Track four of twelve.


Could you tell us a bit about your album, Among My Souvenirs?

“I see it as a reintroduction of the artist SirOJ. The last ten years I was working on finding my own lane. I produced for others, had Dj-gigs in clubs, and I was working on commercial projects on the side. The music that came out was made with the idea of playing in clubs. At a certain moment I started to do more experiments with different sounds, without any specific goal. Eventually that led to this. "


How did those experiments become a full album?

“I made the first demo for this album around five years ago. When I went into the studio with Dusty I slowly started to recognize a framework for what the album would become. It’s a mix of different genres, but I think it has a vibe that transposes throughout the album. It’s a bit moody. Most songs are in minor chords.”


How did you translate that overall mood into visuals?

“I had talks with my friends Daniel (Sumarna) and Robbert (Maruanaija) about wanting to make something together. When I collected the demos for this album, I sent them to Daniel and Robbert and they started working right away. Together with Since ’88 and director Daan van Citters we made this short film, as a collection of “souvenirs” or memories for each track.”


Track three of twelve.


So in a way these tracks are memories of the past few years?

“Not specifically mine. I worked together with a lot of different artists who all gave their interpretation of the set up I gave them. But you could see the demos as souvenirs from the past five years, which I translated into tracks and visuals together with others. I really enjoyed making this album. It was more about what I wanted, and how the process of making it felt to me. The title also references to that process. These tracks are the souvenirs of a great journey.”


The track Sky Concierge is an ode to one of your best friends, who was tragically killed in 2016, how do you process such a difficult event and how do you translate that into music?

“That was an extremely difficult time in my life, and making music was a way for me to deal with that. I spent a lot of time in the studio, trying to channel those emotions into music. It was difficult, but at the same time I really wanted to do something with it. So it also became a motivator. I decided to keep it stripped down, to let it be more about feelings than words.”


Track seven of twelve.


Besides that one, do you have a favorite song on the album?

“I haven’t listened to it in a while, but I think the final two tracks of the album are my favorites right now. I like that they’re bit more experimental and up tempo. It matches the state I’m in right now.”


How did your collaboration with Olaf Hussein came to be?

“Olaf told me that he already wanted to ask me for his first show, but he didn’t dare because I rejected some other project he did earlier. When I met Olaf in a club one day, I told him that I would love to do music for a show or campaign. He was super happy with that, so it really worked both ways. I did music for one of the campaigns, and we’ve been working together ever since. It’s nice because it challenges me in a different way. Curating a playlist for the brand is a constant back and forth between me and Olaf. It’s an interesting way of working for me.”

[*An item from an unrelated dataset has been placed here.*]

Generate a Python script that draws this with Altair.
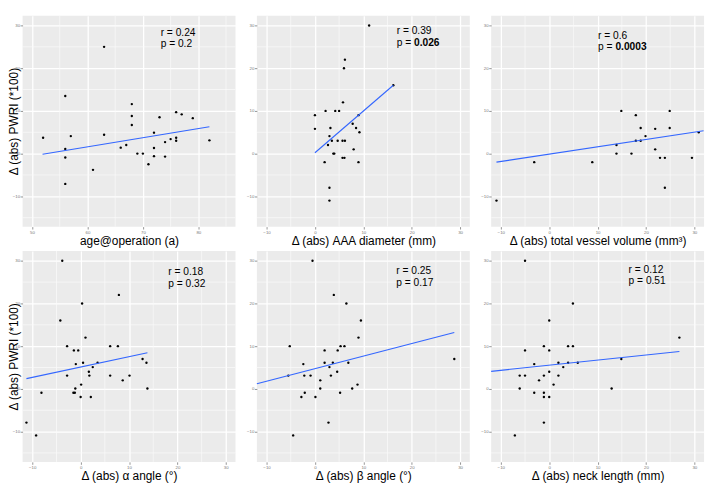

You’ve curated several playlists for Olaf Hussein, resulting in many new discoveries for many of us. Could you name a song, album or artist that recently sparked your interest?

“It varies, because the way I consume music has changed a lot in the last few years. One artist I really like right now is Ant Clemons. He’s part of the Sunday Service Choir, and recently brought out a solo project with guest appearances from Ty Dolla Sign, Timbaland and Pharrell Williams. I’ve also been delving into the lofi sound a lot lately. I think you should check out Mk.Gee if you have the time.